Ceux qui reliront cet ouvrage ou qui le découvriront grâce à nos amis d’Anibwe verront qu'il n'a (presque) rien perdu de son actualité.

Espérons que la nouvelle vie de ce livre sera moins tourmentée que la première.

Marcel Amondji

 

 

* * *

Une anecdote de Georges Toualy à propos de « Félix Houphouët et la Côte d’Ivoire. L’envers d’une légende » de Marcel Amondji.


Ce sont des souvenirs lointains que je m’efforce de restituer à l’occasion de la nouvelle édition de cet essai de M. Marcel Amondji.

Nous sommes au milieu des années 1980, période où le régime de parti unique du Président Houphouët-Boigny a commencé à donner des signes d’essoufflement.
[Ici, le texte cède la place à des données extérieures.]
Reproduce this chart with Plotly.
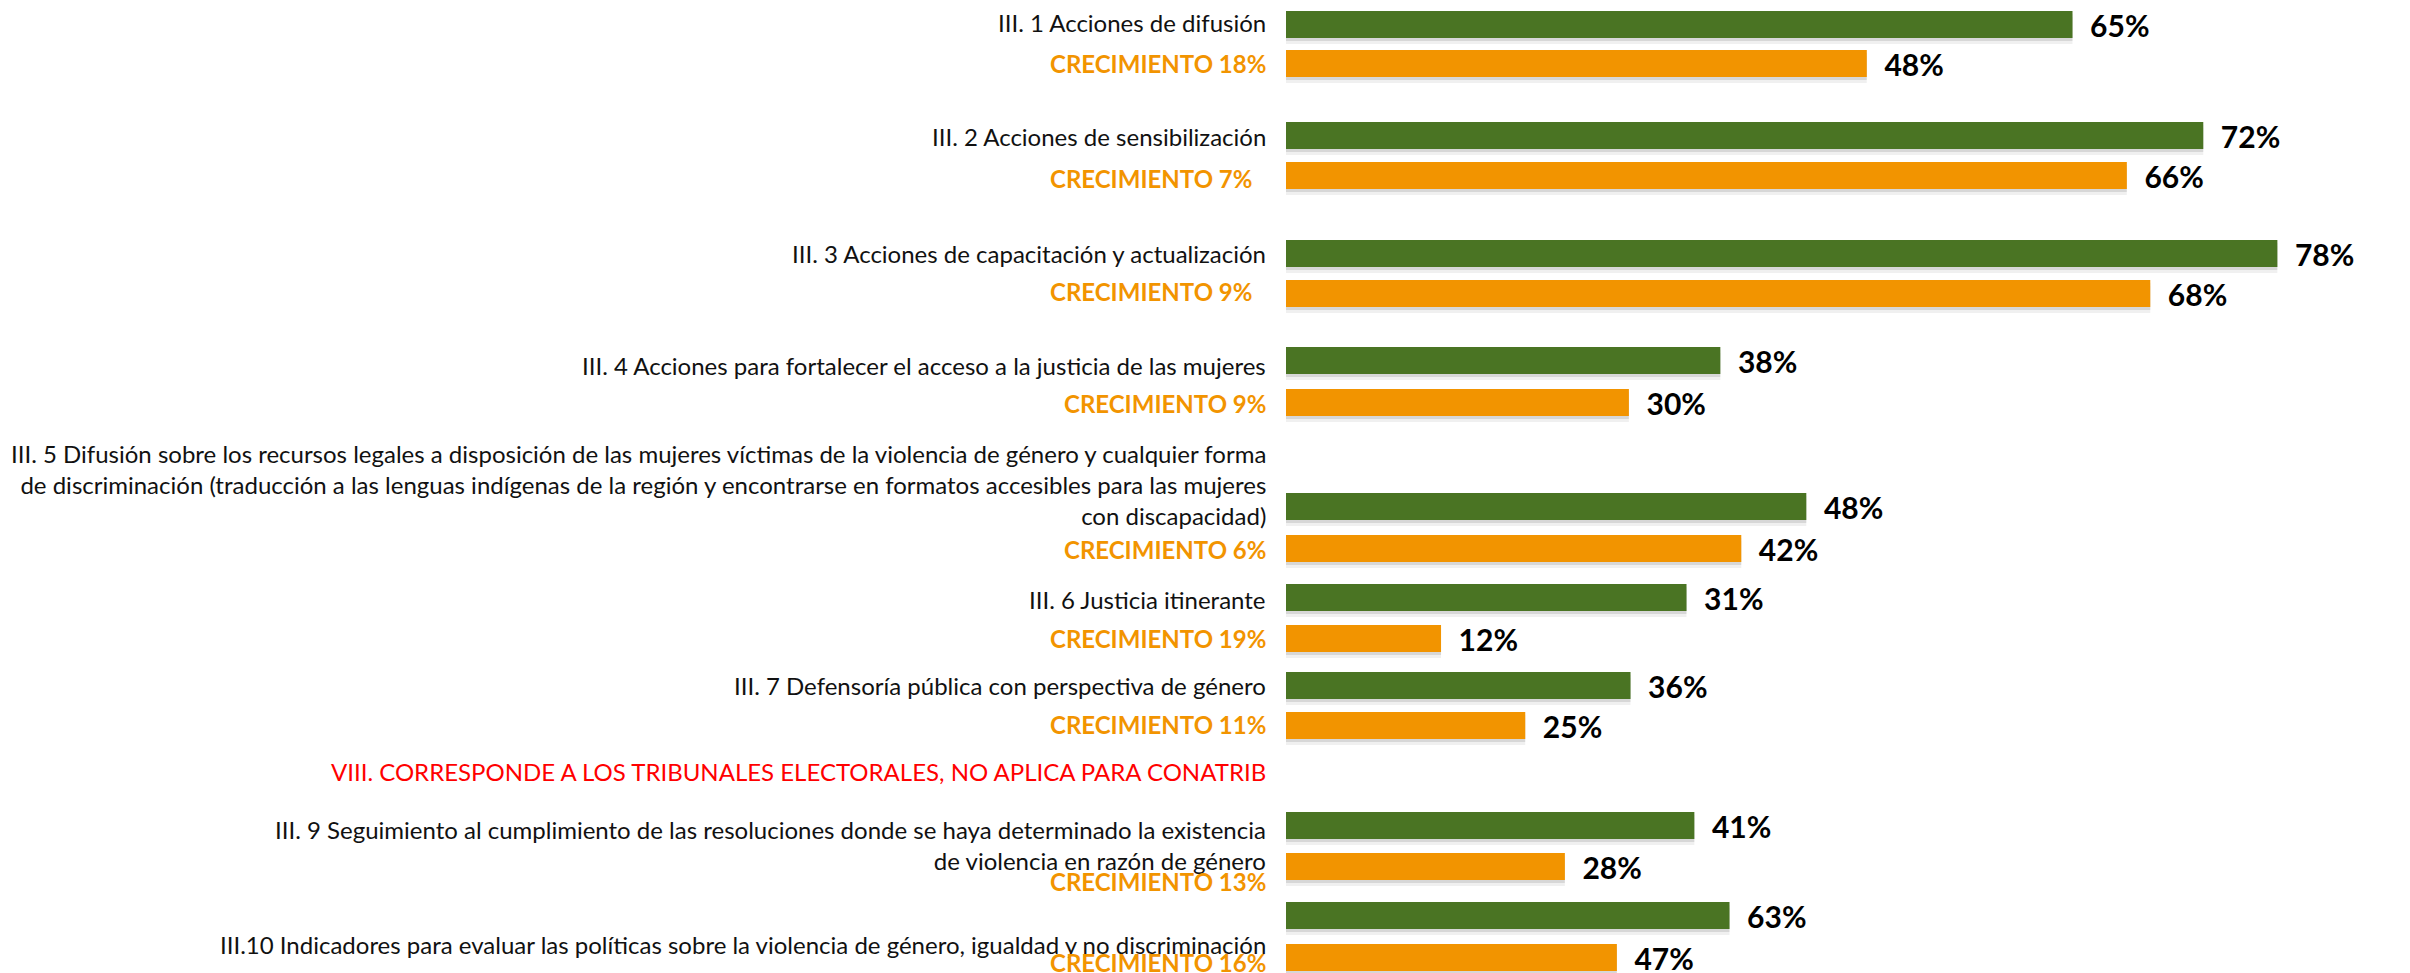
import plotly.graph_objects as go

# ---------------- data ----------------
categories = [
    "III. 1 Acciones de difusión",
    "III. 2 Acciones de sensibilización",
    "III. 3 Acciones de capacitación y actualización",
    "III. 4 Acciones para fortalecer el acceso a la justicia de las mujeres",
    "III. 5 Difusión sobre los recursos legales a disposición de las mujeres víctimas de la violencia de género y cualquier forma<br>"
    "de discriminación (traducción a las lenguas indígenas de la región y encontrarse en formatos accesibles para las mujeres<br>"
    "con discapacidad)",
    "III. 6 Justicia itinerante",
    "III. 7 Defensoría pública con perspectiva de género",
    "III. 9 Seguimiento al cumplimiento de las resoluciones donde se haya determinado la existencia<br>"
    "de violencia en razón de género",
    "III.10 Indicadores para evaluar las políticas sobre la violencia de género, igualdad y no discriminación",
]
pct_actual = [65, 72, 78, 38, 48, 31, 36, 41, 63]
pct_previo = [48, 66, 68, 30, 42, 12, 25, 28, 47]
crecimiento = [18, 7, 9, 9, 6, 19, 11, 13, 16]
nota = "VIII. CORRESPONDE A LOS TRIBUNALES ELECTORALES, NO APLICA PARA CONATRIB"

# ---------------- layout / style ----------------
W, H = 2410, 973
BAR_X0 = 1286          # left edge of the bar panels (px)
LABEL_RIGHT = 1268     # right edge of the left labels (px)
BAR_PX = 27            # bar thickness (px)
GREEN = "#4A7423"
ORANGE = "#F29400"
FONT = "Lato"
LABEL_SIZE = 24
VALUE_SIZE = 30

# vertical centres (px from top) of each panel's two rows: (actual, previo)
row_centres = [(24.5, 63.5), (135.5, 175.5), (253.5, 293.5), (360.5, 402.5),
               (506.5, 548.5), (597.5, 638.5), (685.5, 725.5), (825.5, 866.5),
               (915.5, 957.5)]
# each panel of the original slide is its own little chart with its own scale (px per %)
panel_scale = [12.1, 12.74, 12.71, 11.43, 10.84, 12.92, 9.57, 9.96, 7.04]
# label nudges (px, positive = up)
label_shift_g = [2, -1, 0, -5, 22, -2, 0, -19, -28.5]
label_shift_o = [0, -3, 2, -1, -1, 0, 1, -14.5, -4.5]
label_xshift_o = [0, -14, -14, 0, 0, 0, 0, 0, 0]
NOTE_Y = 771

fig = go.Figure()
annotations = []
layout_axes = {}

for i in range(len(categories)):
    n = i + 1
    xa = "x" if n == 1 else f"x{n}"
    ya = "y" if n == 1 else f"y{n}"
    gc, oc = row_centres[i]
    d = oc - gc
    top, bot = gc - d / 2, oc + d / 2
    lo = -0.5
    if bot > H:
        lo += (bot - H) / d
        bot = H
    w = BAR_PX / d
    cat_o = f"CRECIMIENTO {crecimiento[i]}%"
    cat_g = f"g{n}"

    # soft shadows under the bars
    for val, cat in ((pct_previo[i], cat_o), (pct_actual[i], cat_g)):
        for k, (dy, a) in enumerate(((3, 0.10), (6, 0.06))):
            fig.add_trace(go.Bar(
                x=[val], y=[cat], orientation="h", xaxis=xa, yaxis=ya,
                width=w, offset=-w / 2 - dy / d,
                marker=dict(color=f"rgba(0,0,0,{a})", line=dict(width=0)),
                hoverinfo="skip", showlegend=False,
            ))

    for val, cat, col in ((pct_previo[i], cat_o, ORANGE), (pct_actual[i], cat_g, GREEN)):
        fig.add_trace(go.Bar(
            x=[val], y=[cat], orientation="h", xaxis=xa, yaxis=ya,
            width=w, offset=-w / 2,
            marker=dict(color=col, line=dict(width=0)),
            text=[f"{val}%"], texttemplate="\u00a0\u00a0%{text}",
            textposition="outside", constraintext="none", cliponaxis=False,
            textfont=dict(family=FONT, size=VALUE_SIZE, color="#000000", weight="bold"),
            showlegend=False,
        ))

    xkey = "xaxis" if n == 1 else f"xaxis{n}"
    ykey = "yaxis" if n == 1 else f"yaxis{n}"
    layout_axes[xkey] = dict(domain=[BAR_X0 / W, 1], range=[0, (W - BAR_X0) / panel_scale[i]],
                             anchor=ya, visible=False, fixedrange=True)
    layout_axes[ykey] = dict(domain=[1 - bot / H, 1 - top / H], range=[lo, 1.5],
                             type="category", anchor=xa, visible=False, fixedrange=True)

    annotations.append(dict(
        text=categories[i], xref="paper", x=LABEL_RIGHT / W, xanchor="right",
        yref=ya, y=1, yanchor="middle", yshift=label_shift_g[i], align="right",
        showarrow=False, font=dict(family=FONT, size=LABEL_SIZE, color="#111111"),
    ))
    annotations.append(dict(
        text=cat_o, xref="paper", x=LABEL_RIGHT / W, xanchor="right",
        xshift=label_xshift_o[i],
        yref=ya, y=0, yanchor="middle", yshift=label_shift_o[i], align="right",
        showarrow=False, font=dict(family=FONT, size=LABEL_SIZE, color=ORANGE, weight="bold"),
    ))

annotations.append(dict(
    text=nota, xref="paper", x=LABEL_RIGHT / W, xanchor="right",
    yref="paper", y=1 - NOTE_Y / H, yanchor="middle",
    showarrow=False, font=dict(family=FONT, size=LABEL_SIZE, color="#FF0000"),
))

fig.update_layout(
    width=W, height=H, margin=dict(l=0, r=0, t=0, b=0),
    paper_bgcolor="white", plot_bgcolor="rgba(0,0,0,0)",
    barmode="overlay", showlegend=False,
    annotations=annotations, **layout_axes,
)

fig.write_html("out.html", config={"displayModeBar": False},
               post_script="document.body.style.margin='0';document.body.style.overflow='hidden';")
Les causes sont diverses, toutefois pour aller plus vite, je dirai que les recettes des principaux produits de rente (le café et le cacao) qui servaient à entretenir le vieux régime de prébendes baissent de manière drastique. Le climat politique devient plus délétère qu’à l’accoutumée. Tous ceux qui profitent du système sont davantage frileux et suspicieux. C’est dans cette atmosphère que parait l’essai de Marcel Amondji.



Je travaillais aux Nouvelles Éditions Africaines, une société mixte dont les différents actionnaires étaient les États du Togo, du Sénégal et de la Côte d’Ivoire. Les autres partenaires étaient des éditeurs français les plus compétents en la matière, notamment les Éditions Nathan et Hatier. J’étais le directeur commercial de l’entité d’Abidjan entre septembre 1983 et février 1987. L’édition scolaire était à 80 % la spécialité de la maison et les 20 % restant constituaient un fonds composé de littératures africaines, de romans africains et autres publications savantes. En amont, plusieurs libraires d’Abidjan et de l’intérieur du pays assuraient la distribution de nos ouvrages. Mais celles d’Abidjan étaient les plus dynamiques ; il s’agit de la librairie du Parc, la librairie Barnoin, la librairie de l’hôtel Ivoire et la librairie Carrefour. Madame Delon, la directrice de la librairie du Parc, et moi avions la même vision de la diffusion du livre en Afrique ; c’est ainsi que nous avons convenu et mis en place une politique de promotion des auteurs africains et plus particulièrement ivoiriens. Dans le cadre de nos échanges professionnels, Madame Delon me fait parvenir l’essai de M. Amondji Marcel. Comme pour tous les spécimens que je reçois au titre de la promotion, je mets le bouquin sur le présentoir dans mon bureau. Je n’ai pas lu la quatrième de couverture…. Nous étions en milieu de l’après-midi ; c’est à ce moment que Madame Kethi Lina Laubhouet, directrice générale des Nouvelles Éditions Africaines (NEA) entre dans mon bureau avec fracas. De manière brutale et inélégante, elle jette sur mon bureau un exemplaire de l’essai que je venais de mettre sur le présentoir : « Monsieur, où avez-vous eu ce livre ? Ce livre est un libelle subversif ! Si vous êtes communiste, on n’est pas en France ici. Sortez- moi ce livre de votre présentoir ! ». J’ai à peine le temps de dire que c’est la librairie du Parc qui nous l’envoie comme spécimen, qu’elle se saisit du téléphone sur mon bureau et intime l’ordre à Madame Delon de sortir ces ouvrages de sa librairie. Cet incident a été le déclencheur du pourrissement de ma relation de travail avec La directrice générale des NEA.

C’est en avril 2004, au cours de la dédicace du livre de Madame Geneviève Bro-Grégbé, dans une librairie-café, au 54 rue Greneta, Paris 2ème, que nous faisons connaissance, Marcel et moi : c’est en effet, Geneviève Bro-Grégbé qui me présenta à Marcel Amondji. Ce fut tout de suite un déclic en entendant ce nom. J’ai donc solennellement expliqué à l’auditoire combien ce nom d’Amondji Marcel avait été associé aux prétendues tentatives de subversion en Côte d’Ivoire du temps du règne d’Houphouët-Boigny. Dès cet instant Marcel et moi nous ne nous sommes plus quittés.